**Exercise instructions**
Nothing after the line with "15, 7, 4, 4];" belongs in the copy; extract the lines below from the top through that line, pictures left out.

= = = = = = =

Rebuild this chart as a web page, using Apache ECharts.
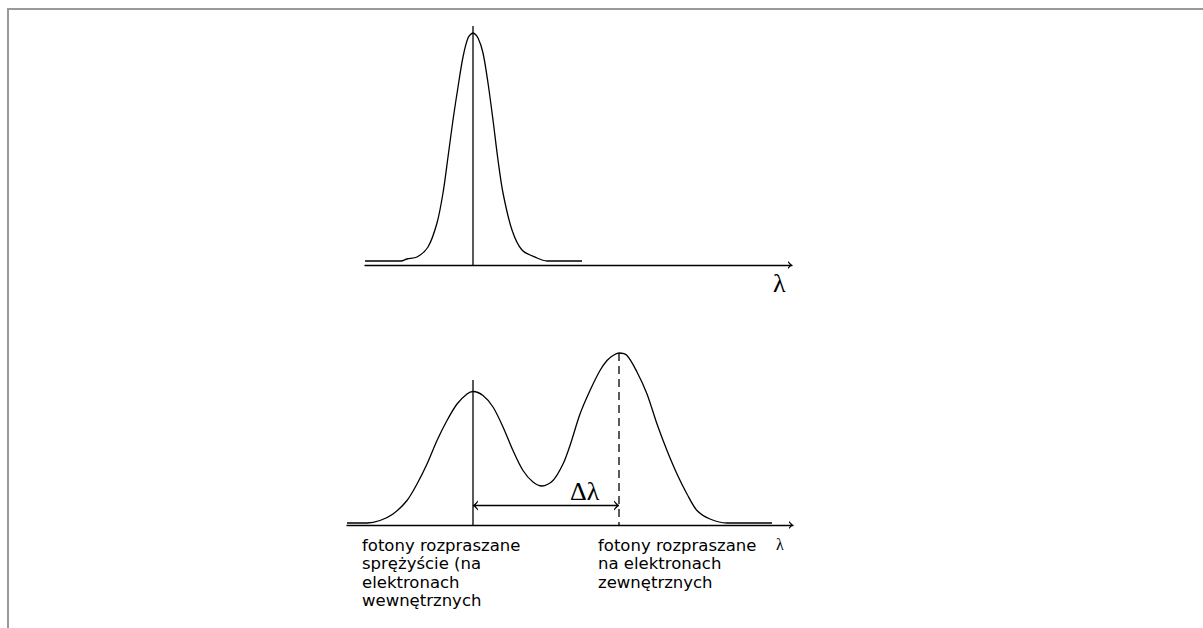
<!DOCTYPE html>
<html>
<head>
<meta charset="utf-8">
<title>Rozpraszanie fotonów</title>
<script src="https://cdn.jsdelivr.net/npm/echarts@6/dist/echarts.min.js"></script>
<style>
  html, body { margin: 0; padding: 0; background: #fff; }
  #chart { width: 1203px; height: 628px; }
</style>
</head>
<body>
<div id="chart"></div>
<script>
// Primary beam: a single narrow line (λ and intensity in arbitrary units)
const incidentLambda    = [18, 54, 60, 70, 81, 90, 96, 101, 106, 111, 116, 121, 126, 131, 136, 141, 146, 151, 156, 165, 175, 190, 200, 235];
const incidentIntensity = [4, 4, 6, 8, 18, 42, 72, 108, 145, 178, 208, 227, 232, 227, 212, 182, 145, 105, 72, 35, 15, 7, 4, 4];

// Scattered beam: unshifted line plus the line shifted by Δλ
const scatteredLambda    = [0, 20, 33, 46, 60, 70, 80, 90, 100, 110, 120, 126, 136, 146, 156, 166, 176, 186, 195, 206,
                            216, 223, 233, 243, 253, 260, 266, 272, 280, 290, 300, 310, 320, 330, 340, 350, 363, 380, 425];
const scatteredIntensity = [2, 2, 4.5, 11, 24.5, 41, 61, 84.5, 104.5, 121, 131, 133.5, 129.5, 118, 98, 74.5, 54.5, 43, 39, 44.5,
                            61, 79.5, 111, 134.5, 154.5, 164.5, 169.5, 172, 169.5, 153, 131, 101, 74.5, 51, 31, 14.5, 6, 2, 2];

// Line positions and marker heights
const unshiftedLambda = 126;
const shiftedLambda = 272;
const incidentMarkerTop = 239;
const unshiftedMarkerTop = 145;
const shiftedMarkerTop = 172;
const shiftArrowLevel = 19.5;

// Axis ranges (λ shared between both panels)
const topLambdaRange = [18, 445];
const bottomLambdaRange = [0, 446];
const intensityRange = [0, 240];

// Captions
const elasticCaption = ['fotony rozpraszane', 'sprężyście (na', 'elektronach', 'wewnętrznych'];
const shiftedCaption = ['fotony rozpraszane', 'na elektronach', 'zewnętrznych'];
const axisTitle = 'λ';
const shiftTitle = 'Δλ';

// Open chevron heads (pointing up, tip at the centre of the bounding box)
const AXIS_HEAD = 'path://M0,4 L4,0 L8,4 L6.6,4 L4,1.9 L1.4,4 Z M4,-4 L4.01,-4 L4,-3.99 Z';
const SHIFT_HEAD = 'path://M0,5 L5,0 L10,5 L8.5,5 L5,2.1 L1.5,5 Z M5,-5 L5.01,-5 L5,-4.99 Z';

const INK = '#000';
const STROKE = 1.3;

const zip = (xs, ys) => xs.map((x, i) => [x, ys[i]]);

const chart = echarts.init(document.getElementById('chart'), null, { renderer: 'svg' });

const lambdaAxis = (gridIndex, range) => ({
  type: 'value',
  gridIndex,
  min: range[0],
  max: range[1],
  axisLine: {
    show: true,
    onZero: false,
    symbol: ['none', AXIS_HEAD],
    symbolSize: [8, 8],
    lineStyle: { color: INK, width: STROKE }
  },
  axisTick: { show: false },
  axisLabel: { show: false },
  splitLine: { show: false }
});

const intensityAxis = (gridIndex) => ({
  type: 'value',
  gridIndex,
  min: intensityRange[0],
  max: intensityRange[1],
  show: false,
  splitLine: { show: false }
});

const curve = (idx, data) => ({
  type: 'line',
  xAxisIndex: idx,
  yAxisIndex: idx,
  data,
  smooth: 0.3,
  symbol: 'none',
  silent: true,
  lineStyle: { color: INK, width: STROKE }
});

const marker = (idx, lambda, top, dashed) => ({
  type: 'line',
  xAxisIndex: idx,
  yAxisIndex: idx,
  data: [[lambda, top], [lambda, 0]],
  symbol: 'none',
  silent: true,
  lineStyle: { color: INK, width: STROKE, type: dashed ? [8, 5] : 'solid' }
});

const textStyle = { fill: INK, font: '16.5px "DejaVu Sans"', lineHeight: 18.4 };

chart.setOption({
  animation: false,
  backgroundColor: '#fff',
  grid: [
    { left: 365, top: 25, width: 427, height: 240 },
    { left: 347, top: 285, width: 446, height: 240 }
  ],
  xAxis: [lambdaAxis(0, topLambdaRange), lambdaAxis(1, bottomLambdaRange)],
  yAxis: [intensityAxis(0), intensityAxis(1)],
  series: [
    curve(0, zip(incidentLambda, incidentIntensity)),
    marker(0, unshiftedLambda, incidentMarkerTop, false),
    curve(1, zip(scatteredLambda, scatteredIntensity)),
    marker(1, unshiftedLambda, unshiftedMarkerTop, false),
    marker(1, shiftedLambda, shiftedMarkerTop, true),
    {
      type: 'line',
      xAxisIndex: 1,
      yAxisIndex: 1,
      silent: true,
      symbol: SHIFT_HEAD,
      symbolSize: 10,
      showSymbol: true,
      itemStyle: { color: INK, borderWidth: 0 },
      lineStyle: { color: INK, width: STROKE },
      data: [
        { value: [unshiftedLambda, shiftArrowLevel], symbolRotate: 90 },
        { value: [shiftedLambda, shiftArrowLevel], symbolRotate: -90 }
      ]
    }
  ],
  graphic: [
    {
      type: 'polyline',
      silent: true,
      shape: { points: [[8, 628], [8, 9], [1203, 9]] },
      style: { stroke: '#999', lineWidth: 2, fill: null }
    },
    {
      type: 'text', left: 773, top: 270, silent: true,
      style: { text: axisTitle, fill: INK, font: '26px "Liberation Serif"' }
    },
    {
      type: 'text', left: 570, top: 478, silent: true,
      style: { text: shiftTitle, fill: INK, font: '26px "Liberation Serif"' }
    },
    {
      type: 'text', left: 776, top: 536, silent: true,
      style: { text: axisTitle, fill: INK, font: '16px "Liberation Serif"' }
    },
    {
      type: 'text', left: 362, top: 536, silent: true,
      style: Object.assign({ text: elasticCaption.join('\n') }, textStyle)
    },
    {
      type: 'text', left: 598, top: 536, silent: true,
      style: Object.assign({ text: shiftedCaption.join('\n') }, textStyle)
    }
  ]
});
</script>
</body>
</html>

= = = = = = =

**Exercise response**
Rebuild this chart as a web page, using Apache ECharts.
<!DOCTYPE html>
<html>
<head>
<meta charset="utf-8">
<title>Rozpraszanie fotonów</title>
<script src="https://cdn.jsdelivr.net/npm/echarts@6/dist/echarts.min.js"></script>
<style>
  html, body { margin: 0; padding: 0; background: #fff; }
  #chart { width: 1203px; height: 628px; }
</style>
</head>
<body>
<div id="chart"></div>
<script>
// Primary beam: a single narrow line (λ and intensity in arbitrary units)
const incidentLambda    = [18, 54, 60, 70, 81, 90, 96, 101, 106, 111, 116, 121, 126, 131, 136, 141, 146, 151, 156, 165, 175, 190, 200, 235];
const incidentIntensity = [4, 4, 6, 8, 18, 42, 72, 108, 145, 178, 208, 227, 232, 227, 212, 182, 145, 105, 72, 35, 15, 7, 4, 4];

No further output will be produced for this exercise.